What a awesome day!!!


----------



## misst (1 August 2012)

Completely agree with this (except my home train got stuck outside London Bridge Station for an hour due to signal failure ). Otherwise my journeys were spot on.
Not enough food outlets but I had been on Saturday so took my own

Volunteers were fantastic, the security army guys were so efficient - and the one we asked said he should have been away on holiday this week - so a massive thank you to them for doing a great job with a smile.

It was a really well organised event and one I will remember for a long time


----------



## NR99 (1 August 2012)

Completely agree, well aside from the weather as we were there for day two of dressage.

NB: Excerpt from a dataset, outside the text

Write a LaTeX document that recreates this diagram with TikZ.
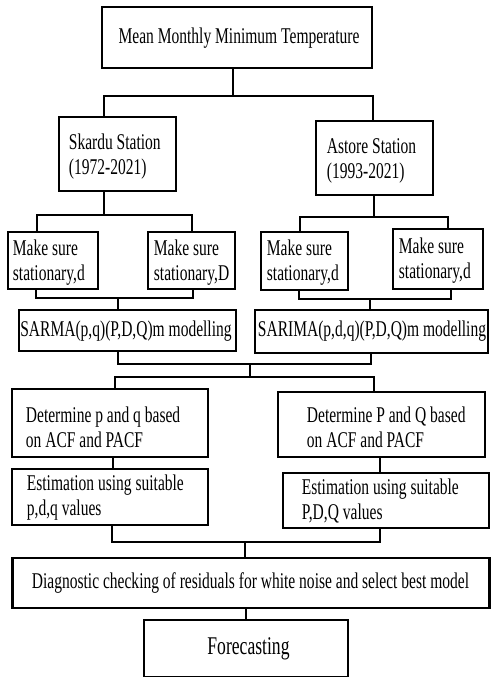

Fantastic event, well organised and a beautiful memorable setting


----------



## suzi (1 August 2012)

lottiepony said:



			I was lucky enough to see the showjumping phase yesterday and just had to share the following:
My train journeys were fine and i was able to sit down on every tube. The journey back was well organised and the stewards did a fantastic job keeping everyone informed.
I arrived in good time and went straight through security with no long queues.
had an excellent seat and couldn't see many empty seats at all.
Only had to deal with a couple of showers not the lots of rain forecast.
All in all what a pleasant experience the action was fantastic to watch and certainly a once in a lifetime opportunity! Well done Team GB! 

My only criticisms would be not enough food outlets for the amount of people, I spent the longest time queuing to get something to eat. 
The fact that a lot of people didn't stay to watch the individual medal presentation. I understand some people may have had long journeys ahead for them but think the stands were half empty as they were given out. The riders performed amazingly and think it's a pity more people did not stay to see them achieve something so special.

What a awesome day!!!

Click to expand...

Totally agree.

I was there Monday and yesterday and the journey was easy, staff helpful, course and atmosphere amazing.

Only critisicm of yesterday would be the lack of printed running order (I had been told on Monday that one would be available) and the number of food stands and water points.

Had a super time and really looking forward to going back for the SJ as well as seeing hockey on Friday......


----------



## Attie (1 August 2012)

I agree as well. I travelled down on the 4.27 am train from Durham yesterday to be sure of being there in time and I was an hour and half early as travel was so easy! All the volunteers and security people so friendly and helpful, and it was a brilliant day- food queues were unbelievable though... Do they not know how much us horsey people eat?!
Fantastic day!


----------